Japan slowly starting to open up to foreign workers

Recent figures show that there are a record number of foreign workers currently in employment in Japan.

The figures show that there are approximately 1.3 million foreign-born workers employed in the Japanese workforce. While this only accounts for around 2 per cent of the country’s entire workforce, it is nevertheless more foreigners than have ever worked in Japan before. As recently as 2012, there were only 680,000 overseas workers in Japan.

A skilled worker shortage in the country has encouraged the government to relax the rules on foreigners entering the country in recent years – both for work and study purposes.

Indeed, only last month the government announced that it would create a “designated skills” visa in order to accept 500,000 new workers by 2025, in agriculture, construction, hotels, nursing and shipbuilding.

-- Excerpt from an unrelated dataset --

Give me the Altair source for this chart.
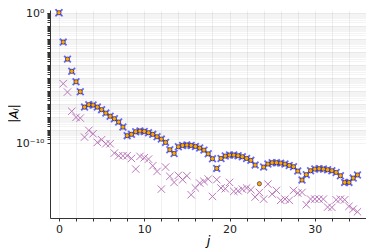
import altair as alt
import pandas as pd

# step index j (half-unit steps 0 .. 35)
j_vals = [k * 0.5 for k in range(71)]

# |A_j| main series (blue crosses / orange circles)
blue_vals = [1.0, 5.5e-3, 2.7e-4, 3.1e-5, 4.9e-6, 8.4e-7, 5.5e-8, 8.4e-8, 7.9e-8, 5.5e-8,
             3.5e-8, 1.9e-8, 1.1e-8, 7.0e-9, 3.9e-9, 1.6e-9, 3.5e-10, 4.4e-10, 7.0e-10, 7.9e-10,
             7.4e-10, 5.9e-10, 4.4e-10, 2.9e-10, 1.9e-10, 1.06e-10, 2.9e-11, 1.5e-11, 4.9e-11, 6.2e-11,
             6.6e-11, 6.2e-11, 5.2e-11, 3.9e-11, 2.7e-11, 1.4e-11, 5.9e-12, 1.06e-12, 6.2e-12, 9.4e-12,
             1.12e-11, 1.12e-11, 1.0e-11, 8.4e-12, 6.2e-12, 4.4e-12, 1.9e-12, None, 1.34e-12, 2.3e-12,
             2.9e-12, 2.9e-12, 2.7e-12, 2.3e-12, 1.8e-12, 1.43e-12, 6.6e-13, 1.34e-13, 3.5e-13, 7.0e-13,
             9.4e-13, 1.0e-12, 9.4e-13, 8.4e-13, 7.0e-13, 5.2e-13, 2.9e-13, 8.9e-14, 8.9e-14, 1.9e-13,
             3.3e-13]
orange_vals = blue_vals[:47] + [7.0e-14] + blue_vals[48:]

purple_vals = [1.0, 3.5e-6, 7.9e-7, 2.6e-8, 8.9e-9, 7.9e-9, 2.7e-10, 8.9e-10, 4.9e-10, 1.06e-10,
               1.7e-10, 8.4e-11, 8.4e-11, 1.6e-11, 1.0e-11, 1.0e-11, 1.0e-11, 6.2e-12, 9.4e-13, 8.9e-12,
               7.0e-12, 5.5e-12, 1.7e-12, 6.2e-13, 2.7e-14, 1.34e-12, 2.6e-13, 8.9e-14, 3.1e-13, 1.43e-13,
               2.9e-13, 1.0e-14, 3.3e-14, 7.9e-14, 1.06e-13, 1.6e-13, 7.4e-15, 1.43e-13, 3.3e-14, 2.9e-14,
               8.9e-14, 1.8e-14, 2.0e-14, 2.7e-14, 3.3e-14, 2.4e-14, 6.6e-15, 1.5e-14, 4.6e-15, 6.6e-14,
               1.12e-14, 2.15e-14, 3.7e-15, 4.6e-15, 3.7e-15, 2.15e-14, 1.34e-14, 1.5e-14, 1.7e-15, 4.6e-15,
               4.6e-15, 4.6e-15, 4.6e-15, 1.12e-15, 1.06e-15, 4.1e-15, 4.6e-15, 4.1e-15, 1.27e-15, 7.9e-16,
               4.9e-16]

x_ticks = list(range(0, 35, 2))
y_ticks = [1.0] + [m * 10.0 ** k for k in range(-10, 0) for m in range(1, 10)]

df_blue = pd.DataFrame({"j": j_vals, "A": blue_vals}).dropna()
df_orange = pd.DataFrame({"j": j_vals, "A": orange_vals}).dropna()
df_purple = pd.DataFrame({"j": j_vals, "A": purple_vals}).dropna()

xs = alt.Scale(domain=[-1.05, 36.0], nice=False, zero=False)
ys = alt.Scale(type="log", domain=[10 ** -15.79, 10 ** 0.21], nice=False)

x_axis = alt.Axis(values=x_ticks, tickCount=500, grid=True, gridColor="#000000", gridOpacity=0.06,
                  format="d",
                  labelExpr="datum.value % 10 == 0 ? datum.label : ''",
                  labelOverlap=False,
                  title="j", titleFontStyle="italic", titleFontWeight="normal",
                  titleFontSize=13, titlePadding=0, labelPadding=2,
                  tickSize=3, tickColor="#333333", domainColor="#333333",
                  labelFontSize=11, labelColor="#222222", labelFlush=False)
y_axis = alt.Axis(values=y_ticks, tickCount=500, grid=True, gridColor="#000000", gridOpacity=0.045,
                  labelExpr="datum.value > 0.99 ? '10⁰' : (datum.value > 0.99e-10 && datum.value < 1.01e-10 ? '10⁻¹⁰' : '')",
                  title="|Aⱼ|", titleFontWeight="normal", titleFontStyle="italic", titleFontSize=12,
                  titleX=-37, titleY=103, titleAngle=270, titleAlign="center", titleBaseline="middle",
                  labelPadding=3, labelOffset=1, tickSize=3, tickColor="#333333", domainColor="#333333",
                  labelFontSize=11, labelColor="#222222", labelFlush=False, labelOverlap=False)

xshape = "M-1,-1L1,1M-1,1L1,-1"

purple = alt.Chart(df_purple).mark_point(shape=xshape, filled=False, color="#a64ca6",
                                         strokeWidth=1, size=55, opacity=0.75).encode(
    x=alt.X("j:Q", scale=xs, axis=x_axis),
    y=alt.Y("A:Q", scale=ys, axis=y_axis),
)
blue = alt.Chart(df_blue).mark_point(shape=xshape, filled=False, color="#4d4dff",
                                     strokeWidth=1.8, size=45, opacity=0.85).encode(
    x="j:Q", y="A:Q")
orange = alt.Chart(df_orange).mark_point(shape="circle", filled=True, fill="#ffa500",
                                         stroke="#1a1a55", strokeWidth=0.6, size=18,
                                         opacity=1).encode(
    x="j:Q", y="A:Q")

chart = alt.layer(purple, blue, orange).properties(
    width=316, height=208,
    autosize=alt.AutoSizeParams(type="none"),
    padding={"left": 42, "top": 2, "right": 0, "bottom": 31},
).configure_view(stroke=None).configure_axis(labelFont="DejaVu Sans", titleFont="DejaVu Sans")

chart.save("out.html", embed_options={"renderer": "svg", "actions": False})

There has also been an influx of temporary workers arriving to help with preparations ahead of the 2020 Olympics which will be held in capital Tokyo.

Applicants for the new visa will need to pass skill tests and have some degree of Japanese language proficiency – a potential sticking point for the program’s success. Technical trainees who have already worked in Japan for three years can also apply. If they pass additional tests, they could be allowed to invite family members to Japan.

However, support for this increased immigration remains mixed. A poll conducted last year found opinion evenly split about whether Japan should admit more foreign workers. Forty-two per cent of respondents both agreed and disagreed that more foreign workers were needed. Younger residents tended to be more supportive. Some 60 per cent of 18-29-year-olds, were in favour of increasing immigration. This was more than double the share of over-70s.